DIRECTIONS FOR THIS TASK
Pictures in the entries below are excluded; copy only the lines from the one containing "Output the LaTeX" to the one containing "(0,0) rectangle (840,907);", both included.

RECORDS
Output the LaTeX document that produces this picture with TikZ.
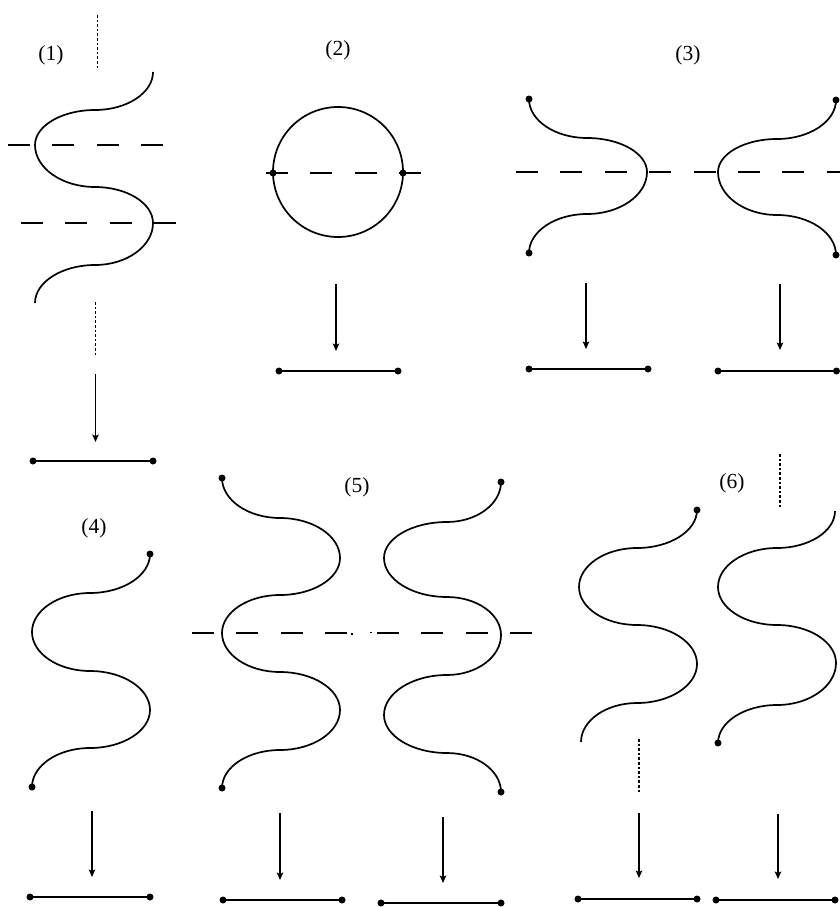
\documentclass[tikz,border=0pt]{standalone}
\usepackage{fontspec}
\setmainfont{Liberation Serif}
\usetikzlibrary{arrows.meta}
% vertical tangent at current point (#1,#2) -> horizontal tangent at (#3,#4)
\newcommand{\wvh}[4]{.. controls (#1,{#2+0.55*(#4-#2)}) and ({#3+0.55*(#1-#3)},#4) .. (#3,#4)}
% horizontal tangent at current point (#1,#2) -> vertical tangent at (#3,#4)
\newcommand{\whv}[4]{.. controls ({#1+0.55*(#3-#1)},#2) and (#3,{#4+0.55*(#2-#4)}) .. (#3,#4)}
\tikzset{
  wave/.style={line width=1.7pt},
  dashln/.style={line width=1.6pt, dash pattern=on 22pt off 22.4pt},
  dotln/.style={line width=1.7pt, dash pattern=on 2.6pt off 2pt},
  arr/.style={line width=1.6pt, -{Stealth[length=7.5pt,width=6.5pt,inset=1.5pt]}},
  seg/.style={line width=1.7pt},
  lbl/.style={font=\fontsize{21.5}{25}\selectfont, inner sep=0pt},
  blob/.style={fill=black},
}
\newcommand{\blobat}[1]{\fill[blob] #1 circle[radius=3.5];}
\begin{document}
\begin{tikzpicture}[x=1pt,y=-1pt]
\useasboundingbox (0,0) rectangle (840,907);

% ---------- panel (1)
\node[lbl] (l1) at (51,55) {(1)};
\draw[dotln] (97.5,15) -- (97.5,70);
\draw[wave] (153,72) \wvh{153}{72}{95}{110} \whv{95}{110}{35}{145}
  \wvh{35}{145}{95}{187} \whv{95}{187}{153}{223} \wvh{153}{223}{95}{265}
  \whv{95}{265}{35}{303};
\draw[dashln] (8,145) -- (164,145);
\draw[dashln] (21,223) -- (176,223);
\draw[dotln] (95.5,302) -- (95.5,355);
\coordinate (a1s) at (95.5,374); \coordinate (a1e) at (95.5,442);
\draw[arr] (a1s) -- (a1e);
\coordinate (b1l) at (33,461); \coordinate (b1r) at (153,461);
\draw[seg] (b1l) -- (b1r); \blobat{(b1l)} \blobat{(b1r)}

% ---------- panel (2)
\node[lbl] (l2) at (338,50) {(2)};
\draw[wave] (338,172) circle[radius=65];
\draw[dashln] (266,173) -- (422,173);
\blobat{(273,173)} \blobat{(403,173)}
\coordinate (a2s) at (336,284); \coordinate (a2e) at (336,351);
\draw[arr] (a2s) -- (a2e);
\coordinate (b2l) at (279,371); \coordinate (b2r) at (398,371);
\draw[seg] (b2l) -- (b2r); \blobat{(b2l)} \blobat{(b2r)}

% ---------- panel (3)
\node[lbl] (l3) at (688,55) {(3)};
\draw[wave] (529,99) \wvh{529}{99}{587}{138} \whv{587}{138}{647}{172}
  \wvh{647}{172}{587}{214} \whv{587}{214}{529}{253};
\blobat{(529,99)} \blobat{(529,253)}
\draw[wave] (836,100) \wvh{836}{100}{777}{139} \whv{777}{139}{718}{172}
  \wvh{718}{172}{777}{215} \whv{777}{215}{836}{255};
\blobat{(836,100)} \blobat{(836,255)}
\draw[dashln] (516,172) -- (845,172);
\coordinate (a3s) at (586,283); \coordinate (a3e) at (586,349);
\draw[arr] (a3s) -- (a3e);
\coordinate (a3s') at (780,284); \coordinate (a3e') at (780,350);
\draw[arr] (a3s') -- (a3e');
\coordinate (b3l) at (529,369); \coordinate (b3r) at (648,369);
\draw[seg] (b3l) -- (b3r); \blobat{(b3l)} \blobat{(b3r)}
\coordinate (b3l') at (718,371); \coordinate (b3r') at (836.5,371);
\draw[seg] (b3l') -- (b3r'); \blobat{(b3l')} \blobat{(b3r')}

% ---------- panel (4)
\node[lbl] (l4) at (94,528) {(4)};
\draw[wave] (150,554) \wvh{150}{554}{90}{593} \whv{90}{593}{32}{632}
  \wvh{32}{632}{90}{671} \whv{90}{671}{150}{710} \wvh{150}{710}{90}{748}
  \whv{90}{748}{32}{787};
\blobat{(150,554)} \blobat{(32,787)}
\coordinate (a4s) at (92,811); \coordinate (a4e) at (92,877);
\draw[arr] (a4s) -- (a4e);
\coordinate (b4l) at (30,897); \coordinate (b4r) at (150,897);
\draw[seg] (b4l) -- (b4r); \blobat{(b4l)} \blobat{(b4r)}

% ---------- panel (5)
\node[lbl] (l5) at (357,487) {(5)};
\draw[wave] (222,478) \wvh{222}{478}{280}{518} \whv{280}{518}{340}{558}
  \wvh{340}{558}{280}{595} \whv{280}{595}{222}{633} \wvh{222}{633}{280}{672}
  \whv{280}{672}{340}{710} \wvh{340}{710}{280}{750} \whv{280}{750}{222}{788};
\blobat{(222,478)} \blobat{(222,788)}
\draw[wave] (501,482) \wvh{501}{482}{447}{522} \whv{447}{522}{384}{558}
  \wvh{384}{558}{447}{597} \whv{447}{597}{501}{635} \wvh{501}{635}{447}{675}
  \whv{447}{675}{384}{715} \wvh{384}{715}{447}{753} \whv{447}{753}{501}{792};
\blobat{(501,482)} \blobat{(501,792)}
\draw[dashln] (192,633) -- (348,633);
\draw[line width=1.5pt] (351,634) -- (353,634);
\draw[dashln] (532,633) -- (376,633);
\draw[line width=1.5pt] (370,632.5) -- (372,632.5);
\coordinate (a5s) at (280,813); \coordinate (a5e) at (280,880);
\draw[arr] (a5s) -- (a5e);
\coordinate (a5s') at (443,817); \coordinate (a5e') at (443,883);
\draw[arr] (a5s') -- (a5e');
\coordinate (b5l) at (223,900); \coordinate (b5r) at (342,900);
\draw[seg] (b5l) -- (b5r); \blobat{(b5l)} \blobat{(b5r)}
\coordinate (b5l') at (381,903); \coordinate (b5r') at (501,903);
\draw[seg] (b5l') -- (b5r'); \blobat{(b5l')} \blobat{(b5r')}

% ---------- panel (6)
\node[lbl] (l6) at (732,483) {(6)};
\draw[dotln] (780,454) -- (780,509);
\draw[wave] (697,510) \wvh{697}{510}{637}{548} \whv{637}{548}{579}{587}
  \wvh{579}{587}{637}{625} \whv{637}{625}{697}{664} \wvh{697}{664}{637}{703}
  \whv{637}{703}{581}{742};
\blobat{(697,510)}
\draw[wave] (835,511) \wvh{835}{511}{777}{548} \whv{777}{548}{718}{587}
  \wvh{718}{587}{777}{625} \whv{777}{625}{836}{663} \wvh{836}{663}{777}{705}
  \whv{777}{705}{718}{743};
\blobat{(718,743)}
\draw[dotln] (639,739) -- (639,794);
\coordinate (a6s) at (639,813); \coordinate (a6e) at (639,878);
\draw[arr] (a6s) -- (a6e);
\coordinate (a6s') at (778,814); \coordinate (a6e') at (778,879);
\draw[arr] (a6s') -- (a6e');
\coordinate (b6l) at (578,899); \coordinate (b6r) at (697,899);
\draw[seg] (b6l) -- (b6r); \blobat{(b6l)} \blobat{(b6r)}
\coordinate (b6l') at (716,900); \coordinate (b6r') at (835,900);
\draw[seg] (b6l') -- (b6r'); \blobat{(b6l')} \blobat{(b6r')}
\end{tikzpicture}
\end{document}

==

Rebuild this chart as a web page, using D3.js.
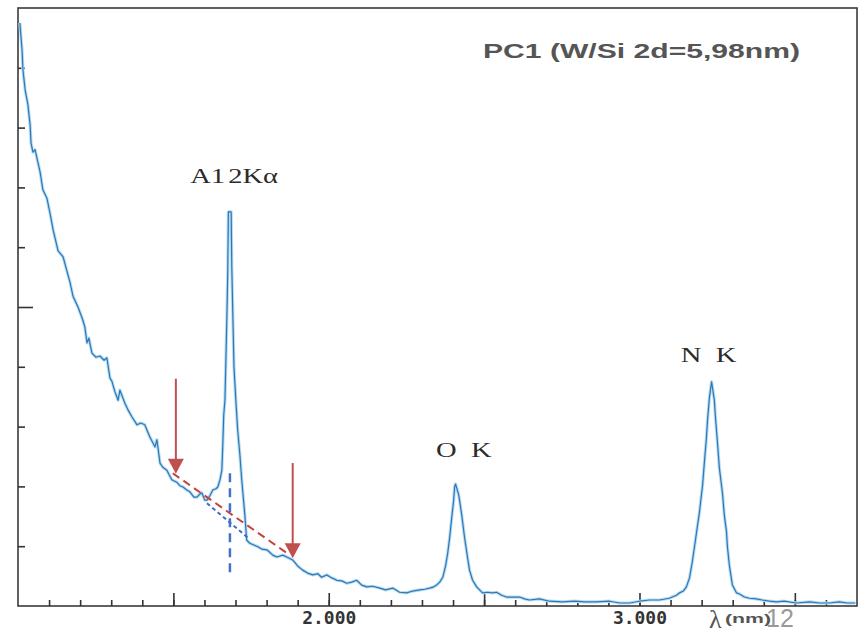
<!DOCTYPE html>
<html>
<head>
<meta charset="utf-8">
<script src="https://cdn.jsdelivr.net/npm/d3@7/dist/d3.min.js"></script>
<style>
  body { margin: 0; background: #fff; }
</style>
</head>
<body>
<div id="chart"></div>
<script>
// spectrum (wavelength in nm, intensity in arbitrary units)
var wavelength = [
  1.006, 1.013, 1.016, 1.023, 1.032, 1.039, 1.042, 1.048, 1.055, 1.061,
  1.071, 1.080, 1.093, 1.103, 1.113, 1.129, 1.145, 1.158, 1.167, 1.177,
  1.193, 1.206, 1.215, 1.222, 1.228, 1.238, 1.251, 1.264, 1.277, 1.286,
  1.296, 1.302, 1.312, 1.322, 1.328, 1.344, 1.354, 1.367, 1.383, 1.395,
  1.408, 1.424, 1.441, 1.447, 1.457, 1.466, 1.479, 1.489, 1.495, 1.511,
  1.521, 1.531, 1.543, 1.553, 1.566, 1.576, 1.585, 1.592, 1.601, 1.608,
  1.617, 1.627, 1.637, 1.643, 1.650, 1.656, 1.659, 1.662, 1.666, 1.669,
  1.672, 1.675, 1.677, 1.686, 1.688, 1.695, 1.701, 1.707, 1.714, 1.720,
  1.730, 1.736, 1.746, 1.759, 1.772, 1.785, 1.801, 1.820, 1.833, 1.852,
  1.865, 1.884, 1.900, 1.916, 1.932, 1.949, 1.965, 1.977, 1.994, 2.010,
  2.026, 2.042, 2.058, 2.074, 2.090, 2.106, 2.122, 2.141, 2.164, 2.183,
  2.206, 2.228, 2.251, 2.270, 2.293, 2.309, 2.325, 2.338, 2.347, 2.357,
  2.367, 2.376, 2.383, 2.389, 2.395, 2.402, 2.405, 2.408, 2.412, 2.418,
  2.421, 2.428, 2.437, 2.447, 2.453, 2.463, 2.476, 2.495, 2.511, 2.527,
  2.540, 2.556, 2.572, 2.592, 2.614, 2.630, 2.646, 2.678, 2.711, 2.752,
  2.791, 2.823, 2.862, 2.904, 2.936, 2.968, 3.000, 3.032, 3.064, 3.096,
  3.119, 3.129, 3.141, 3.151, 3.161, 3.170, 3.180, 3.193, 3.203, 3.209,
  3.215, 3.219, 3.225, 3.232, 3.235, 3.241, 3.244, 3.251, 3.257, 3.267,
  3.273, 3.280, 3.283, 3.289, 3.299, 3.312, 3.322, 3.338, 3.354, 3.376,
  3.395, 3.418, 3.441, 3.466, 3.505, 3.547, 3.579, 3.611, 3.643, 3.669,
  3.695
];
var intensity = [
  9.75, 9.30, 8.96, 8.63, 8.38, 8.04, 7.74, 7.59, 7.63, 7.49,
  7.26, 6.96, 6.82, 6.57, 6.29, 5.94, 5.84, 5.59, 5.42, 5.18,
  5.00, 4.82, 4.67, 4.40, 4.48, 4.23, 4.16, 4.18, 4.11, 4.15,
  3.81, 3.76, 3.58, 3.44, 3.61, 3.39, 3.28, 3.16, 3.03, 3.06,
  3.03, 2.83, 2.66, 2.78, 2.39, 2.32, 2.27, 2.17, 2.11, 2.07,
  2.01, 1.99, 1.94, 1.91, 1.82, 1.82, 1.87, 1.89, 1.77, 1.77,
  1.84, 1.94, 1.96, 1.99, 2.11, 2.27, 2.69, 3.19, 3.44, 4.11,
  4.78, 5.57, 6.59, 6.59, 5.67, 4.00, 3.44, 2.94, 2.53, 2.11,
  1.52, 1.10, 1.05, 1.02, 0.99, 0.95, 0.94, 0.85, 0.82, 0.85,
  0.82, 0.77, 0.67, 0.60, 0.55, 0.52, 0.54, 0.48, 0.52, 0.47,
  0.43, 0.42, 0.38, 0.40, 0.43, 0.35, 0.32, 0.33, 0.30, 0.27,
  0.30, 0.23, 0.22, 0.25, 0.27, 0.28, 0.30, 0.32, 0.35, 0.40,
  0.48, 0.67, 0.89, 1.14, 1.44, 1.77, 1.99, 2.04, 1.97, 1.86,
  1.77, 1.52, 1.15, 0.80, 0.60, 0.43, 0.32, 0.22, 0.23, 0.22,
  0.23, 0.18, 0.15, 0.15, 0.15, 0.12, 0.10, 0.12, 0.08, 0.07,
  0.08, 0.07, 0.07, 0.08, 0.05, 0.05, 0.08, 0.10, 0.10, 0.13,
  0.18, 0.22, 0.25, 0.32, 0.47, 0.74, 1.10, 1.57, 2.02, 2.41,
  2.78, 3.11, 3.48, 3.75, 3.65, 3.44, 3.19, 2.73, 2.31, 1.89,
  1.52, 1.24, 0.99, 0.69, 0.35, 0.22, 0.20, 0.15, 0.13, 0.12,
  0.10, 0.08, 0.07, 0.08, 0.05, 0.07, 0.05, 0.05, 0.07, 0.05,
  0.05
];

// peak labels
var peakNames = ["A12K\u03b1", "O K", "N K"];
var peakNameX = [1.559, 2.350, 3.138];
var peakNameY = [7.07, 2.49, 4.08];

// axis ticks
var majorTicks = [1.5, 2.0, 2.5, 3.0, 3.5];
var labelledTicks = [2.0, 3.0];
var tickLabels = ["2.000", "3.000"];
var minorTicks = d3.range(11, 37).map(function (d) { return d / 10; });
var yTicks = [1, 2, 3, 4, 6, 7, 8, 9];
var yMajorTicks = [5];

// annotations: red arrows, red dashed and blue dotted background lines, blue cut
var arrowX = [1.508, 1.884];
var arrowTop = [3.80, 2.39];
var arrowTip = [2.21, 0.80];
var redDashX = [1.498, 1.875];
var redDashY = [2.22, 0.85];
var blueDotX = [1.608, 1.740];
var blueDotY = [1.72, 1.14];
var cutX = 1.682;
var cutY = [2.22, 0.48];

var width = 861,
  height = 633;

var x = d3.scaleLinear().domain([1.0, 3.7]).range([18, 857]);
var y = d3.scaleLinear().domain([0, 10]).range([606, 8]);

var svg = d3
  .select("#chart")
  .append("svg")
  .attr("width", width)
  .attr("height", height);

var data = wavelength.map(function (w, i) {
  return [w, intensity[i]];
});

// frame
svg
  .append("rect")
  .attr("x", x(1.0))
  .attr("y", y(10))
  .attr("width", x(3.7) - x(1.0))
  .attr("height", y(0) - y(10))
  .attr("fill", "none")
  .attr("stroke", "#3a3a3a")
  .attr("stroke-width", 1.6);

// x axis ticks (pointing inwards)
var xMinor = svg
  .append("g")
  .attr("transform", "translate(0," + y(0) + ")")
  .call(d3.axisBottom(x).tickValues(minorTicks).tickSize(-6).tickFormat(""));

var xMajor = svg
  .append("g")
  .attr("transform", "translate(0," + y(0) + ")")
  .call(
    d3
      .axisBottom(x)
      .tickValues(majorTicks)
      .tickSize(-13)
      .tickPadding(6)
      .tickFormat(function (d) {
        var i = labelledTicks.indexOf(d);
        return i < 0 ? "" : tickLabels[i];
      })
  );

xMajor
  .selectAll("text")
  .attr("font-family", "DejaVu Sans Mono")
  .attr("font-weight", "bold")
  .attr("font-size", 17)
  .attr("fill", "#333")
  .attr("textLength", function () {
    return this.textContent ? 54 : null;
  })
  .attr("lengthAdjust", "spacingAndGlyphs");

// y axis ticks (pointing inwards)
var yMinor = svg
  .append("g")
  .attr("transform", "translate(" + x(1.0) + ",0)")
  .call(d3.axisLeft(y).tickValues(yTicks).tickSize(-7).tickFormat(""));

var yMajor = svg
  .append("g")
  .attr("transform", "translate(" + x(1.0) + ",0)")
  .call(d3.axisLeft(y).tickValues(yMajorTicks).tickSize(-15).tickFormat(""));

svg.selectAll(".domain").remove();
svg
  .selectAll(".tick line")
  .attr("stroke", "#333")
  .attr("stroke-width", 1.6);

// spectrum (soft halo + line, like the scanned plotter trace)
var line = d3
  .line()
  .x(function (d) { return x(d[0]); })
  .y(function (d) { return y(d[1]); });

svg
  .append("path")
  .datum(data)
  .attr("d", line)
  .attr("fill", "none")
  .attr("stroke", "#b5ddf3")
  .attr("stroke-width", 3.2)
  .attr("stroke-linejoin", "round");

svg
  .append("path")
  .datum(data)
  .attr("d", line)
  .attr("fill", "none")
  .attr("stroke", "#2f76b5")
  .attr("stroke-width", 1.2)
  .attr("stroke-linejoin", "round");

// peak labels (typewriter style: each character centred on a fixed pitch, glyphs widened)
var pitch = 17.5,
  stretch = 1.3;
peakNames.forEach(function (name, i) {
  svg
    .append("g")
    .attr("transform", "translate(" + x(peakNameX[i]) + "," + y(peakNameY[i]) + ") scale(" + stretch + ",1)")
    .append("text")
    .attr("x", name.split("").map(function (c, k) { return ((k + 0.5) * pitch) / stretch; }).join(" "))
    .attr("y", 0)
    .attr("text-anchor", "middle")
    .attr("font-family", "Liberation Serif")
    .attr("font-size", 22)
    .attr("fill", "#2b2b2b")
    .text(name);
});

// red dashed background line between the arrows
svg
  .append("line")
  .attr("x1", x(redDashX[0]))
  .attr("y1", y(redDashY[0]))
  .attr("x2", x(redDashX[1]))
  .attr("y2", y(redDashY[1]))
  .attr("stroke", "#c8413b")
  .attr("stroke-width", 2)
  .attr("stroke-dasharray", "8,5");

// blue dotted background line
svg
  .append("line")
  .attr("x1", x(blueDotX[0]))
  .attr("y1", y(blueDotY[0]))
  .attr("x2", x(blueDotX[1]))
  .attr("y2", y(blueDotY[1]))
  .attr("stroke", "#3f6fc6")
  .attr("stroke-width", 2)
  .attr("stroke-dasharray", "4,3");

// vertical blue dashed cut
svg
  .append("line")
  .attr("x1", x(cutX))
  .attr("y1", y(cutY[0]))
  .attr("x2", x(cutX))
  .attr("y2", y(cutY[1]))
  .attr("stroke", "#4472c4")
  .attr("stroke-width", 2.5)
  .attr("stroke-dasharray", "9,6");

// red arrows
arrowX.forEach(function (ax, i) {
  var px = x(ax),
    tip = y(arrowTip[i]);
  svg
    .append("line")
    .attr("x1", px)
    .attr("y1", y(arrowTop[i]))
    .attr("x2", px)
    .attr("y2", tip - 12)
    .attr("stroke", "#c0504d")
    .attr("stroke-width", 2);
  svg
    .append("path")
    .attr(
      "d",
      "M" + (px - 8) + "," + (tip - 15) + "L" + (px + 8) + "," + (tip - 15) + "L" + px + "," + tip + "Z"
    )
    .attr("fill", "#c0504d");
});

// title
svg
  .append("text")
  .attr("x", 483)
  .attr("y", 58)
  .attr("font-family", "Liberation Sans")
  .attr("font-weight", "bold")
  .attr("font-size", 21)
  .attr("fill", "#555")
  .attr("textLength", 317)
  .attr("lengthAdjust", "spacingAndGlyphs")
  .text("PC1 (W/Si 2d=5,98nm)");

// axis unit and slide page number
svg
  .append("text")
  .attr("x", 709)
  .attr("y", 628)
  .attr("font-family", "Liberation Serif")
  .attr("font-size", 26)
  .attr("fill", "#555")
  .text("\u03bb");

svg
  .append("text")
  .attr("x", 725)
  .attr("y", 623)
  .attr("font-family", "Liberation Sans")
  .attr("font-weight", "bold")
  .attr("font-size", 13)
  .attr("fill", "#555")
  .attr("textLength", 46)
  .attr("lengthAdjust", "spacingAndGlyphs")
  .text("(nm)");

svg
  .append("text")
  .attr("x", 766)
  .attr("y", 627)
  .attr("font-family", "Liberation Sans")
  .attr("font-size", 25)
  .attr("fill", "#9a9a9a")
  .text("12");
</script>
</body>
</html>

THE OUTPUT
Output the LaTeX document that produces this picture with TikZ.
\documentclass[tikz,border=0pt]{standalone}
\usepackage{fontspec}
\setmainfont{Liberation Serif}
\usetikzlibrary{arrows.meta}
% vertical tangent at current point (#1,#2) -> horizontal tangent at (#3,#4)
\newcommand{\wvh}[4]{.. controls (#1,{#2+0.55*(#4-#2)}) and ({#3+0.55*(#1-#3)},#4) .. (#3,#4)}
% horizontal tangent at current point (#1,#2) -> vertical tangent at (#3,#4)
\newcommand{\whv}[4]{.. controls ({#1+0.55*(#3-#1)},#2) and (#3,{#4+0.55*(#2-#4)}) .. (#3,#4)}
\tikzset{
  wave/.style={line width=1.7pt},
  dashln/.style={line width=1.6pt, dash pattern=on 22pt off 22.4pt},
  dotln/.style={line width=1.7pt, dash pattern=on 2.6pt off 2pt},
  arr/.style={line width=1.6pt, -{Stealth[length=7.5pt,width=6.5pt,inset=1.5pt]}},
  seg/.style={line width=1.7pt},
  lbl/.style={font=\fontsize{21.5}{25}\selectfont, inner sep=0pt},
  blob/.style={fill=black},
}
\newcommand{\blobat}[1]{\fill[blob] #1 circle[radius=3.5];}
\begin{document}
\begin{tikzpicture}[x=1pt,y=-1pt]
\useasboundingbox (0,0) rectangle (840,907);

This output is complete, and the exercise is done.